During a debate in the Union Parliament on a report about a USDP amendment proposal, U Thaung Aye urged lawmakers to abolish the committee because it was a violation of the law.
“We all agree that the Constitution should be amended. But what sets us apart is whether it should be amended in accordance with the law or against the law,” he said.
The Bill Committee had suggested that an earlier proposal by the USDP to amend Article 261 of the Constitution be reviewed and considered by the new amendment-drafting committee instead of the full Parliament. The amendment-drafting committee is to submit a report on its review of the entire Constitution by July 17 and then draw up a bill with proposed changes.
Military-appointed lawmakers supported the USDP’s Article 261 proposal, and together with the military-backed USDP, a former ruling party made up of ex-generals, objected to the Bill Committee’s suggestion. They want Parliament to consider the Article 261 amendment, which would have region and state chief ministers elected by their local legislatures rather than appointed by the president, on its own.

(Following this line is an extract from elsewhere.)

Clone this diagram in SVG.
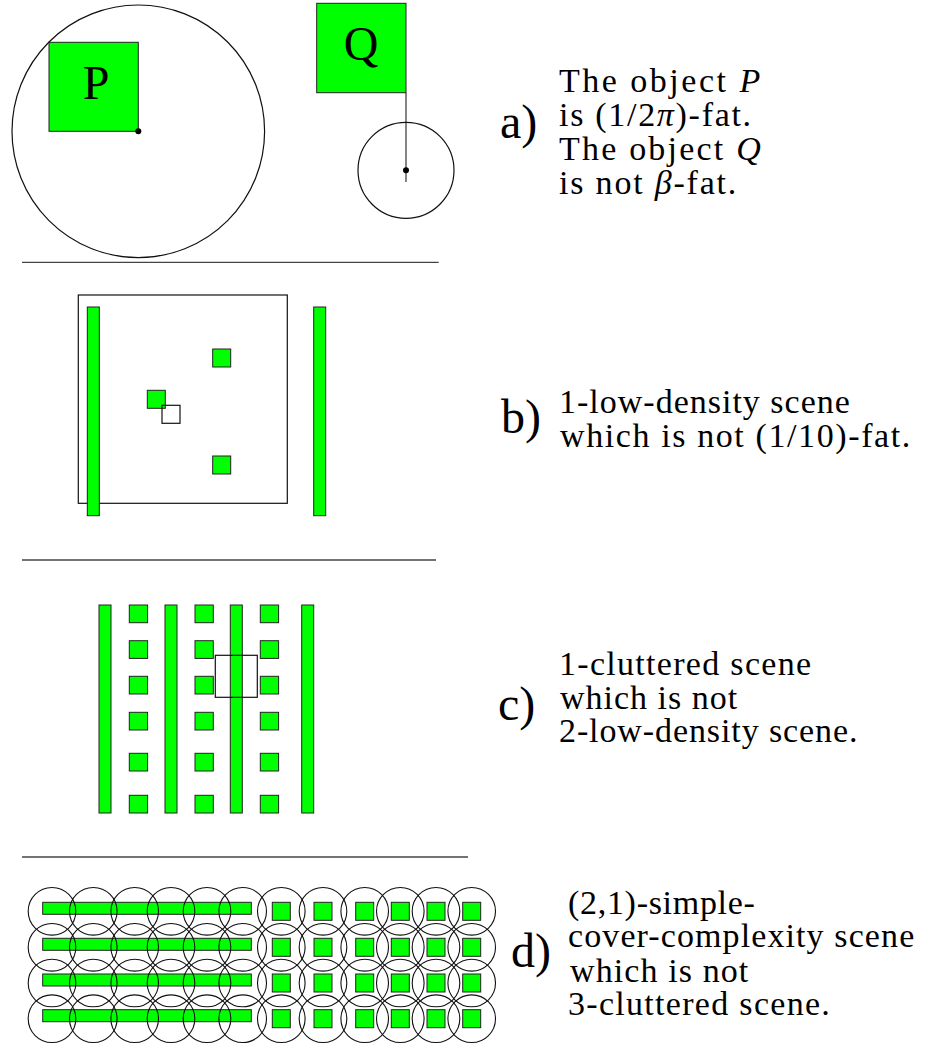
<svg xmlns="http://www.w3.org/2000/svg" width="935" height="1046" viewBox="0 0 935 1046">
<style>
.g{fill:#00ff00;stroke:#222;stroke-width:1}
.o{fill:none;stroke:#111;stroke-width:1.2}
.c{fill:none;stroke:#111;stroke-width:1.1}
.sep{stroke:#444;stroke-width:1.3}
text{font-family:'Liberation Serif','DejaVu Serif',serif;fill:#000}
.t{font-size:34px}
.lb{font-size:48px}
.i{font-style:italic}
</style>
<rect width="935" height="1046" fill="#fff"/>
<g id="panel-a">
  <g id="node-P">
    <rect class="g" x="49" y="42.3" width="89.3" height="89"/>
    <circle class="o" cx="138.3" cy="131.3" r="126.3"/>
    <circle cx="138.3" cy="131.3" r="3" fill="#000"/>
    <text class="lb" x="96" y="99" text-anchor="middle">P</text>
  </g>
  <g id="node-Q">
    <rect class="g" x="316.7" y="3.3" width="89.3" height="89.4"/>
    <line x1="406" y1="92.7" x2="406" y2="182" stroke="#333" stroke-width="1.2"/>
    <circle class="o" cx="406" cy="170.3" r="48"/>
    <circle cx="406" cy="170.3" r="3" fill="#000"/>
    <text class="lb" x="361" y="60" text-anchor="middle">Q</text>
  </g>
  <g id="text-a">
    <text class="lb" x="500" y="138">a)</text>
    <text class="t" x="559" y="92" style="letter-spacing:2.5px">The object <tspan class="i">P</tspan></text>
    <text class="t" x="559" y="126" style="letter-spacing:1.7px">is (1/2<tspan class="i">π</tspan>)-fat.</text>
    <text class="t" x="559" y="160" style="letter-spacing:2.2px">The object <tspan class="i">Q</tspan></text>
    <text class="t" x="559" y="194" style="letter-spacing:1.8px">is not <tspan class="i">β</tspan>-fat.</text>
  </g>
</g>
<g id="separators">
  <line class="sep" x1="22" y1="262.3" x2="438.7" y2="262.3"/>
  <line class="sep" x1="22" y1="560" x2="436" y2="560"/>
  <line class="sep" x1="22" y1="857" x2="468" y2="857"/>
</g>
<g id="panel-b">
  <rect class="o" x="78.3" y="295" width="209" height="208.3"/>
  <rect class="g" x="87.3" y="307" width="12" height="208.7"/>
  <rect class="g" x="313.7" y="307" width="12" height="208.7"/>
  <rect class="g" x="212.7" y="349" width="18" height="18"/>
  <rect class="g" x="212.7" y="456" width="18" height="18"/>
  <rect class="g" x="147.3" y="390.3" width="18" height="18"/>
  <rect class="o" x="162" y="405.3" width="18" height="18"/>
  <g id="text-b">
    <text class="lb" x="501" y="433">b)</text>
    <text class="t" x="559" y="413" style="letter-spacing:1px">1-low-density scene</text>
    <text class="t" x="560" y="447" style="letter-spacing:1.6px">which is not (1/10)-fat.</text>
  </g>
</g>
<g id="panel-c">
  <g id="bars-c">
    <rect class="g" x="99" y="605" width="12" height="208"/>
    <rect class="g" x="165" y="605" width="12" height="208"/>
    <rect class="g" x="230.3" y="605" width="12" height="208"/>
    <rect class="g" x="301.7" y="605" width="12" height="208"/>
  </g>
  <g id="squares-c">
    <rect class="g" x="129.3" y="605" width="18.3" height="17.7"/>
    <rect class="g" x="129.3" y="640.7" width="18.3" height="17.7"/>
    <rect class="g" x="129.3" y="676.3" width="18.3" height="17.7"/>
    <rect class="g" x="129.3" y="712.3" width="18.3" height="17.7"/>
    <rect class="g" x="129.3" y="753.3" width="18.3" height="17.7"/>
    <rect class="g" x="129.3" y="795.3" width="18.3" height="17.7"/>
    <rect class="g" x="195" y="605" width="18.3" height="17.7"/>
    <rect class="g" x="195" y="640.7" width="18.3" height="17.7"/>
    <rect class="g" x="195" y="676.3" width="18.3" height="17.7"/>
    <rect class="g" x="195" y="712.3" width="18.3" height="17.7"/>
    <rect class="g" x="195" y="753.3" width="18.3" height="17.7"/>
    <rect class="g" x="195" y="795.3" width="18.3" height="17.7"/>
    <rect class="g" x="260.3" y="605" width="18.3" height="17.7"/>
    <rect class="g" x="260.3" y="640.7" width="18.3" height="17.7"/>
    <rect class="g" x="260.3" y="676.3" width="18.3" height="17.7"/>
    <rect class="g" x="260.3" y="712.3" width="18.3" height="17.7"/>
    <rect class="g" x="260.3" y="753.3" width="18.3" height="17.7"/>
    <rect class="g" x="260.3" y="795.3" width="18.3" height="17.7"/>
  </g>
  <rect class="o" x="215.3" y="655.3" width="42" height="42"/>
  <g id="text-c">
    <text class="lb" x="498" y="720">c)</text>
    <text class="t" x="559" y="675" style="letter-spacing:1.3px">1-cluttered scene</text>
    <text class="t" x="560" y="708.5" style="letter-spacing:1px">which is not</text>
    <text class="t" x="559" y="742" style="letter-spacing:0.9px">2-low-density scene.</text>
  </g>
</g>
<g id="panel-d">
  <g id="bars-d">
    <rect class="g" x="42.7" y="902.3" width="208.6" height="12"/>
    <rect class="g" x="42.7" y="938.3" width="208.6" height="12"/>
    <rect class="g" x="42.7" y="974" width="208.6" height="12"/>
    <rect class="g" x="42.7" y="1009.7" width="208.6" height="12"/>
  </g>
  <g id="squares-d">
    <rect class="g" x="272.3" y="902.3" width="18" height="18"/><rect class="g" x="314" y="902.3" width="18" height="18"/><rect class="g" x="355.7" y="902.3" width="18" height="18"/><rect class="g" x="391.3" y="902.3" width="18" height="18"/><rect class="g" x="427" y="902.3" width="18" height="18"/><rect class="g" x="462.7" y="902.3" width="18" height="18"/>
    <rect class="g" x="272.3" y="938.3" width="18" height="18"/><rect class="g" x="314" y="938.3" width="18" height="18"/><rect class="g" x="355.7" y="938.3" width="18" height="18"/><rect class="g" x="391.3" y="938.3" width="18" height="18"/><rect class="g" x="427" y="938.3" width="18" height="18"/><rect class="g" x="462.7" y="938.3" width="18" height="18"/>
    <rect class="g" x="272.3" y="974" width="18" height="18"/><rect class="g" x="314" y="974" width="18" height="18"/><rect class="g" x="355.7" y="974" width="18" height="18"/><rect class="g" x="391.3" y="974" width="18" height="18"/><rect class="g" x="427" y="974" width="18" height="18"/><rect class="g" x="462.7" y="974" width="18" height="18"/>
    <rect class="g" x="272.3" y="1009.7" width="18" height="18"/><rect class="g" x="314" y="1009.7" width="18" height="18"/><rect class="g" x="355.7" y="1009.7" width="18" height="18"/><rect class="g" x="391.3" y="1009.7" width="18" height="18"/><rect class="g" x="427" y="1009.7" width="18" height="18"/><rect class="g" x="462.7" y="1009.7" width="18" height="18"/>
  </g>
  <g id="circles-d">
    <g id="crow1">
      <circle class="c" cx="52" cy="911.3" r="23.8"/><circle class="c" cx="93.3" cy="911.3" r="23.8"/><circle class="c" cx="134.7" cy="911.3" r="23.8"/><circle class="c" cx="171" cy="911.3" r="23.8"/><circle class="c" cx="207" cy="911.3" r="23.8"/><circle class="c" cx="242.7" cy="911.3" r="23.8"/><circle class="c" cx="281.3" cy="911.3" r="23.8"/><circle class="c" cx="323" cy="911.3" r="23.8"/><circle class="c" cx="364.7" cy="911.3" r="23.8"/><circle class="c" cx="400.3" cy="911.3" r="23.8"/><circle class="c" cx="436" cy="911.3" r="23.8"/><circle class="c" cx="471.7" cy="911.3" r="23.8"/>
    </g>
    <g id="crow2">
      <circle class="c" cx="52" cy="947.3" r="23.8"/><circle class="c" cx="93.3" cy="947.3" r="23.8"/><circle class="c" cx="134.7" cy="947.3" r="23.8"/><circle class="c" cx="171" cy="947.3" r="23.8"/><circle class="c" cx="207" cy="947.3" r="23.8"/><circle class="c" cx="242.7" cy="947.3" r="23.8"/><circle class="c" cx="281.3" cy="947.3" r="23.8"/><circle class="c" cx="323" cy="947.3" r="23.8"/><circle class="c" cx="364.7" cy="947.3" r="23.8"/><circle class="c" cx="400.3" cy="947.3" r="23.8"/><circle class="c" cx="436" cy="947.3" r="23.8"/><circle class="c" cx="471.7" cy="947.3" r="23.8"/>
    </g>
    <g id="crow3">
      <circle class="c" cx="52" cy="983" r="23.8"/><circle class="c" cx="93.3" cy="983" r="23.8"/><circle class="c" cx="134.7" cy="983" r="23.8"/><circle class="c" cx="171" cy="983" r="23.8"/><circle class="c" cx="207" cy="983" r="23.8"/><circle class="c" cx="242.7" cy="983" r="23.8"/><circle class="c" cx="281.3" cy="983" r="23.8"/><circle class="c" cx="323" cy="983" r="23.8"/><circle class="c" cx="364.7" cy="983" r="23.8"/><circle class="c" cx="400.3" cy="983" r="23.8"/><circle class="c" cx="436" cy="983" r="23.8"/><circle class="c" cx="471.7" cy="983" r="23.8"/>
    </g>
    <g id="crow4">
      <circle class="c" cx="52" cy="1018.7" r="23.8"/><circle class="c" cx="93.3" cy="1018.7" r="23.8"/><circle class="c" cx="134.7" cy="1018.7" r="23.8"/><circle class="c" cx="171" cy="1018.7" r="23.8"/><circle class="c" cx="207" cy="1018.7" r="23.8"/><circle class="c" cx="242.7" cy="1018.7" r="23.8"/><circle class="c" cx="281.3" cy="1018.7" r="23.8"/><circle class="c" cx="323" cy="1018.7" r="23.8"/><circle class="c" cx="364.7" cy="1018.7" r="23.8"/><circle class="c" cx="400.3" cy="1018.7" r="23.8"/><circle class="c" cx="436" cy="1018.7" r="23.8"/><circle class="c" cx="471.7" cy="1018.7" r="23.8"/>
    </g>
  </g>
  <g id="text-d">
    <text class="lb" x="511" y="967">d)</text>
    <text class="t" x="568" y="914" style="letter-spacing:0.7px">(2,1)-simple-</text>
    <text class="t" x="568" y="947" style="letter-spacing:1.1px">cover-complexity scene</text>
    <text class="t" x="570" y="981.5" style="letter-spacing:1.1px">which is not</text>
    <text class="t" x="568" y="1015" style="letter-spacing:1.3px">3-cluttered scene.</text>
  </g>
</g>
</svg>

U Thaung Aye, a former lieutenant general, also asked on Tuesday that the original proposal from NLD lawmaker U Aung Kyi Nyunt to form the amendment-drafting committee be withdrawn.
Parliament overwhelmingly approved U Aung Kyi Nyunt’s proposal on Feb. 6 and soon thereafter formed the 45-member body with lawmakers from all parties in the legislature in rough proportion to their number of seats. The committee has already reviewed the 48 Basic Principles of the Union in Chapter 1 and has started on Chapter 2.
“We need to remember that Article 433 of the Constitution says: ‘Any provision of the Constitution may be amended.’ It says any provision, not that the whole book may be amended,” U Thaung Aye said during Tuesday’s session.
More than 40 lawmakers, including some military appointees, have commented on the report on the USDP’s amendment proposal. Another 15 lawmakers are scheduled to comment on Thursday.